# Roof used as a deck - what is a good approach



## roofboy (Jan 18, 2007)

Hello,

Google "Dec-Tec". It is a product that we install on flat surfaces.

Keith


----------



## the roofing god (Aug 2, 2007)

or a double layer rubberised bitumen(both smooth)1st with the pitch,2nd layer perpendicular to it,then put bitumen strips down for the sleepers,you can make removable parquet style squares for the decking which would screw into the sleepers(typically 2x4s on the fat side)


----------



## steve1234 (Sep 13, 2007)

We had a second story door open up to a flat deck that was the roof of an attached garage. When we bought the house the deck was trashed and significant water damage in the garage ceiling. We had it rebuilt and the deck was finished with a textured fiberglass coating made for such applications. As part of the rebuild we had it pitched for water drainage, but it wasn't much since we intended to use it as a deck.

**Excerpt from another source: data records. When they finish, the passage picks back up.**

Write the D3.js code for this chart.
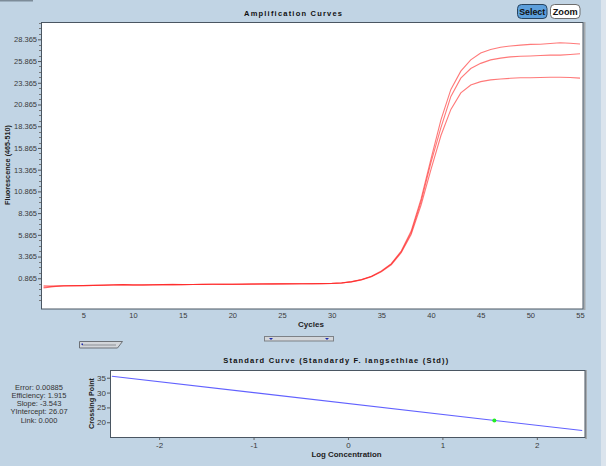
<!DOCTYPE html>
<html><head><meta charset="utf-8">
<script src="https://cdn.jsdelivr.net/npm/d3@7"></script>
<style>
html,body{margin:0;padding:0;background:#c1d4e4;}
svg{display:block;font-family:"Liberation Sans",Arial,sans-serif;}
</style></head>
<body>
<svg id="chart" width="606" height="466"></svg>
<script>
// ---------- DATA ----------
const cycles = d3.range(1, 56);
const curveA = [-0.25,-0.1,0.0,0.0,0.02,0.05,0.07,0.12,0.15,0.1,0.1,0.12,0.14,0.16,0.14,0.15,0.16,0.17,0.16,0.17,
  0.18,0.2,0.22,0.21,0.22,0.23,0.24,0.24,0.25,0.27,0.33,0.48,0.72,1.1,1.7,2.55,4.0,6.3,10.0,14.6,
  19.1,22.6,24.7,26.0,26.8,27.2,27.45,27.6,27.7,27.78,27.8,27.88,27.98,27.92,27.82];
const curveB = [0.0,-0.02,0.0,0.02,0.03,0.05,0.08,0.1,0.12,0.1,0.11,0.12,0.13,0.14,0.15,0.15,0.16,0.18,0.17,0.18,
  0.19,0.2,0.21,0.22,0.23,0.23,0.24,0.25,0.26,0.28,0.34,0.47,0.7,1.08,1.66,2.5,3.9,6.1,9.7,14.2,
  18.2,21.8,23.9,25.0,25.6,26.0,26.2,26.35,26.42,26.45,26.5,26.55,26.55,26.62,26.7];
const curveC = [-0.15,-0.05,-0.02,0.0,0.02,0.04,0.06,0.1,0.13,0.11,0.1,0.11,0.13,0.15,0.14,0.15,0.15,0.17,0.17,0.16,
  0.18,0.19,0.21,0.22,0.22,0.22,0.23,0.24,0.25,0.26,0.32,0.45,0.68,1.05,1.6,2.42,3.8,5.9,9.3,13.4,
  17.3,20.3,22.2,23.1,23.5,23.7,23.8,23.88,23.95,23.95,23.98,24.0,24.0,23.98,23.9];
const series = [curveA, curveB, curveC];

const yTicksTop = [0.865,3.365,5.865,8.365,10.865,13.365,15.865,18.365,20.865,23.365,25.865,28.365];
const xTicksTop = [5,10,15,20,25,30,35,40,45,50,55];

// standard curve
const stdLineX = [-2.5, 2.48];
const stdLineY = [35.5, 17.2];
const stdPointX = [1.55];
const stdPointY = [20.6];
const xTicksStd = [-2,-1,0,1,2];
const yTicksStd = [20,25,30,35];
const statsLines = ["Error: 0.00885","Efficiency: 1.915","Slope: -3.543","YIntercept: 26.07","Link: 0.000"];

// ---------- DRAW ----------
const svg = d3.select("#chart");
const tickFont = "7.5px";
const tickColor = "#3a3a3a";

// background extras
svg.append("rect").attr("x",0).attr("y",0).attr("width",606).attr("height",466).attr("fill","#c1d4e4");
svg.append("rect").attr("x",601).attr("y",0).attr("width",5).attr("height",466).attr("fill","#dbe4ed");
svg.append("rect").attr("x",0).attr("y",0).attr("width",33).attr("height",1.5).attr("fill","#7d8c99");

// ===== Top chart =====
const xT = d3.scaleLinear().domain([0.74, 55.3]).range([41, 583]);
const yT = d3.scaleLinear().domain([-2.67, 30.36]).range([309, 22]);

svg.append("rect").attr("x",41).attr("y",22).attr("width",542).attr("height",287).attr("fill","#fff");

// curves
const line = d3.line().x((d,i)=>xT(cycles[i])).y(d=>yT(d));
const gC = svg.append("g");
series.forEach(s=>{
  gC.append("path").datum(s).attr("d",line).attr("fill","none")
    .attr("stroke","#ff2020").attr("stroke-width",1.1).attr("stroke-opacity",0.6);
});

// frame
svg.append("line").attr("x1",584.5).attr("x2",584.5).attr("y1",22).attr("y2",310).attr("stroke","#a4a9ad").attr("stroke-width",2);
svg.append("rect").attr("x",41.5).attr("y",22.5).attr("width",541.5).attr("height",286.5)
  .attr("fill","none").attr("stroke","#4a5662").attr("stroke-width",1);

// y axis (left)
const yAx = svg.append("g").attr("transform","translate(41,0)")
  .call(d3.axisLeft(yT).tickValues(yTicksTop).tickFormat(d3.format(".3f")).tickSize(3).tickPadding(1));
yAx.select(".domain").remove();
yAx.selectAll("text").attr("font-size",tickFont).attr("fill",tickColor).attr("font-family","Liberation Sans, Arial");
yAx.selectAll("line").attr("stroke","#555");
// minor ticks
const minorTop = d3.range(yTicksTop[0]-2.5, yT.domain()[1], 0.625).filter(v=>v>yT.domain()[0] && !yTicksTop.some(t=>Math.abs(t-v)<1e-6));
svg.append("g").selectAll("line").data(minorTop).join("line")
  .attr("x1",39).attr("x2",41).attr("y1",d=>Math.round(yT(d))+0.5).attr("y2",d=>Math.round(yT(d))+0.5).attr("stroke","#777");

// x axis
const xAx = svg.append("g").attr("transform","translate(0,309)")
  .call(d3.axisBottom(xT).tickValues(xTicksTop).tickFormat(d3.format("d")).tickSize(0).tickPadding(4));
xAx.select(".domain").remove();
xAx.selectAll("text").attr("font-size",tickFont).attr("fill",tickColor).attr("font-family","Liberation Sans, Arial");

// titles/labels
svg.append("text").attr("x",293).attr("y",16).attr("text-anchor","middle")
  .attr("font-size","7.5px").attr("font-weight","bold").attr("fill","#111")
  .attr("textLength",98).attr("lengthAdjust","spacing").text("Amplification Curves");
svg.append("text").attr("x",311).attr("y",327).attr("text-anchor","middle")
  .attr("font-size","8px").attr("font-weight","bold").attr("fill","#222").text("Cycles");
svg.append("text").attr("transform","translate(10,165) rotate(-90)").attr("text-anchor","middle")
  .attr("font-size","6.5px").attr("font-weight","bold").attr("fill","#222")
  .attr("textLength",80).attr("lengthAdjust","spacingAndGlyphs").text("Fluorescence (465-510)");

// buttons
const btn = svg.append("g");
btn.append("rect").attr("x",517.5).attr("y",4.5).attr("width",29.5).attr("height",14).attr("rx",4)
  .attr("fill","#5c9fdc").attr("stroke","#27435e");
btn.append("text").attr("x",532.2).attr("y",15).attr("text-anchor","middle").attr("font-size","9px")
  .attr("font-weight","bold").attr("fill","#111").attr("textLength",26).attr("lengthAdjust","spacingAndGlyphs").text("Select");
btn.append("rect").attr("x",550.5).attr("y",4.5).attr("width",29.5).attr("height",14).attr("rx",4)
  .attr("fill","#fff").attr("stroke","#6c6c6c");
btn.append("text").attr("x",565.2).attr("y",15).attr("text-anchor","middle").attr("font-size","9px")
  .attr("font-weight","bold").attr("fill","#111").attr("textLength",25).attr("lengthAdjust","spacingAndGlyphs").text("Zoom");

// slider widgets
svg.append("polygon").attr("points","79.5,341.5 122.5,341.5 117.5,348 79.5,348")
  .attr("fill","#d3d6da").attr("stroke","#6d7176");
svg.append("line").attr("x1",82).attr("x2",116).attr("y1",345).attr("y2",345).attr("stroke","#8c9096");
svg.append("rect").attr("x",81.5).attr("y",343.5).attr("width",1.5).attr("height",1.5).attr("fill","#1d2bb0");
svg.append("rect").attr("x",264.5).attr("y",336.5).attr("width",69).attr("height",4.5)
  .attr("fill","#d3d6da").attr("stroke","#7d8186");
svg.append("polygon").attr("points","269,338 273,338 271,340").attr("fill","#1d2bb0");
svg.append("polygon").attr("points","325,338 329,338 327,340").attr("fill","#1d2bb0");

// ===== Bottom chart =====
const xS = d3.scaleLinear().domain([-2.52, 2.51]).range([110, 585]);
const yS = d3.scaleLinear().domain([14.8, 37.6]).range([437.7, 370]);

svg.append("rect").attr("x",110).attr("y",370).attr("width",475).attr("height",67.7).attr("fill","#fff");
svg.append("line").attr("x1",586).attr("x2",586).attr("y1",370).attr("y2",439).attr("stroke","#a4a9ad").attr("stroke-width",2);
svg.append("rect").attr("x",110.5).attr("y",370.5).attr("width",474.5).attr("height",67)
  .attr("fill","none").attr("stroke","#4a5662");

svg.append("path").datum(stdLineX.map((x,i)=>[x,stdLineY[i]]))
  .attr("d",d3.line().x(d=>xS(d[0])).y(d=>yS(d[1])))
  .attr("fill","none").attr("stroke","#3a3aff").attr("stroke-width",1.1).attr("stroke-opacity",0.8);
svg.append("g").selectAll("circle").data(stdPointX).join("circle")
  .attr("cx",d=>xS(d)).attr("cy",(d,i)=>yS(stdPointY[i])).attr("r",2).attr("fill","#22ee22");

const ySAx = svg.append("g").attr("transform","translate(110,0)")
  .call(d3.axisLeft(yS).tickValues(yTicksStd).tickSize(3).tickPadding(1));
ySAx.select(".domain").remove();
ySAx.selectAll("text").attr("font-size","8px").attr("fill",tickColor).attr("font-family","Liberation Sans, Arial");
ySAx.selectAll("line").attr("stroke","#555");

const xSAx = svg.append("g").attr("transform","translate(0,438)")
  .call(d3.axisBottom(xS).tickValues(xTicksStd).tickFormat(d=>d<0?"-"+Math.abs(d):d).tickSize(2).tickPadding(2));
xSAx.select(".domain").remove();
xSAx.selectAll("text").attr("font-size","8px").attr("fill",tickColor).attr("font-family","Liberation Sans, Arial");
xSAx.selectAll("line").attr("stroke","#666");

svg.append("text").attr("x",335.8).attr("y",362.5).attr("text-anchor","middle")
  .attr("font-size","7.5px").attr("font-weight","bold").attr("fill","#111")
  .attr("textLength",225).attr("lengthAdjust","spacing").text("Standard Curve (Standardy F. langsethiae (Std))");
svg.append("text").attr("x",346.5).attr("y",456.5).attr("text-anchor","middle")
  .attr("font-size","8px").attr("font-weight","bold").attr("fill","#222")
  .attr("textLength",70).attr("lengthAdjust","spacingAndGlyphs").text("Log Concentration");
svg.append("text").attr("transform","translate(94,403.5) rotate(-90)").attr("text-anchor","middle")
  .attr("font-size","7.5px").attr("font-weight","bold").attr("fill","#222")
  .attr("textLength",51).attr("lengthAdjust","spacingAndGlyphs").text("Crossing Point");

svg.append("g").selectAll("text").data(statsLines).join("text")
  .attr("x",39).attr("y",(d,i)=>389.5+i*8.3).attr("text-anchor","middle")
  .attr("font-size","7.5px").attr("fill","#333").text(d=>d);
</script>
</body></html>
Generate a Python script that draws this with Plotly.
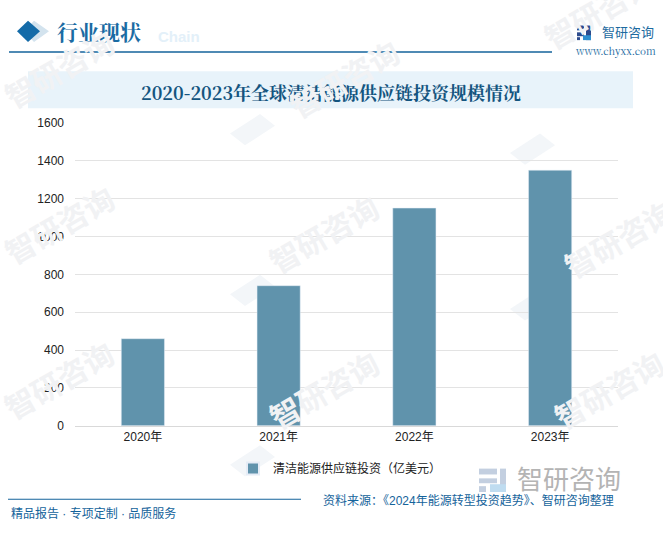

The material was installed over a layer of plywood that was attached directly to the joists. 

The texture provided traction in wet weather. We had chairs table and a ping pong table on the deck and it appeared to hold up well. We sold the house after 6 years with the deck and never had any issues. I refer to it as a "fiberglass walking deck" which I belive is what the company called it. Sorry but I don't remember the exact name of the product.


----------